Continuous ferrite aperture for electronic scanning antennas

Abstract

A radiating element having a continuous aperture substantially greater than one-half the center frequency wavelength for use in an electronically scanned phased array antenna operating in the range of 94 GHz. The new radiating element comprises a ferrite block having a radiating aperture which measures 5.lambda. by 5.lambda. in contrast to the conventional discrete radiating element which measures one-half .lambda. by one-half .lambda.. Thus, where a phased array antenna comprised of an array of the new radiating elements would require only a single radiating element to fill an aperture measuring 5.lambda. by 5.lambda., a phased array antenna of conventional design would require one hundred discrete radiating elements to fill the same aperture. A tapered magnetization is applied to the continuous aperture ferrite block. Thus electromagnetic energy traveling through the block and exiting the radiating surface is phase shifted, with respect to the energy entering the block, in a similar tapered fashion.
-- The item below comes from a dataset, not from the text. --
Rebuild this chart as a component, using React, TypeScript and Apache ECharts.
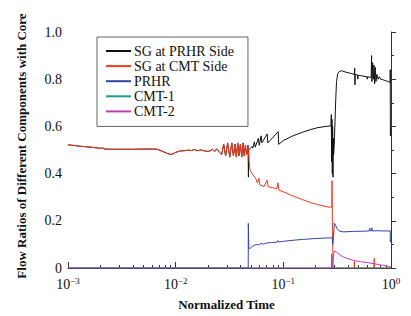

The degree of phase shift can be varied by adjusting the slope of the tapered magnetization. This permits scanning of the continuous aperture pattern. The continuous aperture subarray is specially constructed to minimize the spacing between such elements which have been assembled to form an antenna array. The ferrite block has been split into two halves, separated by a dielectric, to minimize transverse magnetization and thereby improve the characteristics of the tapered magnetization applied to the ferrite block. When a plurality of such continuous aperture subarrays is used to form an antenna array, provision is made to adjust the phase at the center of each continuous aperture subarray with respect to the phase of the adjacent subarrays, thereby allowing scanning of the entire pattern of the phased array antenna.